A Potential New Use for Metformin

Metformin may effectively prevent, treat preeclampsia

(RxWiki News) One common diabetes drug may soon have a new indication.

A new study from Australia found that metformin may effectively treat and prevent preeclampsia, a leading cause of maternal death worldwide. Metformin is commonly used to treat diabetes in both pregnant and non-pregnant patients. It is considered safe for use during pregnancy. It is marketed under the names Glumetza, Riomet, Glucophage and Fortamet.

Preeclampsia is a potentially dangerous condition that only develops during pregnancy. Left untreated, preeclampsia can lead to serious or even fatal complications for both mother and baby. The only treatment for preeclampsia is delivery of the baby.
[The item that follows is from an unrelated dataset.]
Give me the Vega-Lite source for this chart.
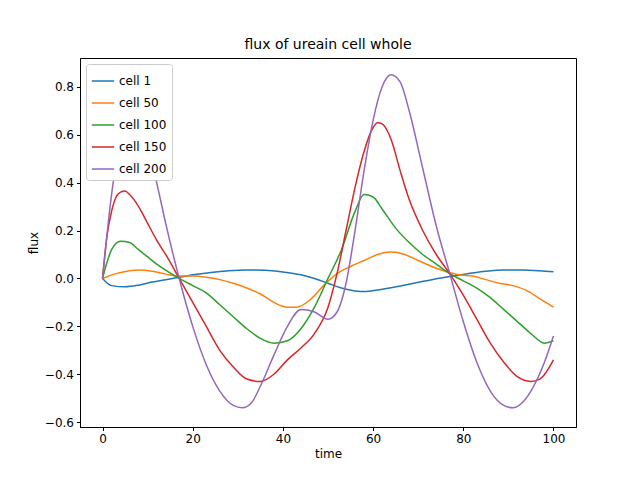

In preeclampsia, inadequate blood supply to the placenta leads to a buildup of toxins in the blood — causing high blood pressure and potential organ damage, especially in the kidneys. Preeclampsia affects between 5 and 8 percent of all pregnant women.

The condition is what’s known as an endothelial cell (cells that line the blood vessels) disorder. At least two known toxins produced by the placenta are increased in preeclampsia. These toxins damage endothelial cells and cause the disease.

In this study, a team of researchers led by Stephen Tong, PhD, head of the Translational Obstetrics Group at Mercy Hospital for Women In Melbourne, found that metformin decreased the production of the two toxins and helped heal injured blood vessels.

Dr. Tong noted that more research is still needed, however. 

"Metformin appears to be the aspirin of the 21st century, because the drug has been discovered to have unexpected health benefits not only in diabetes, but also in polycystic ovarian disease and recent work has highlighted its anti-cancer properties," said Editor-in-Chief of the American Journal of Obstetrics and Gynecology Roberto Romero, MD, in a press release.

This study was published Dec. 22 in the American Journal of Obstetrics and Gynecology.

No funding sources or conflicts of interest were disclosed.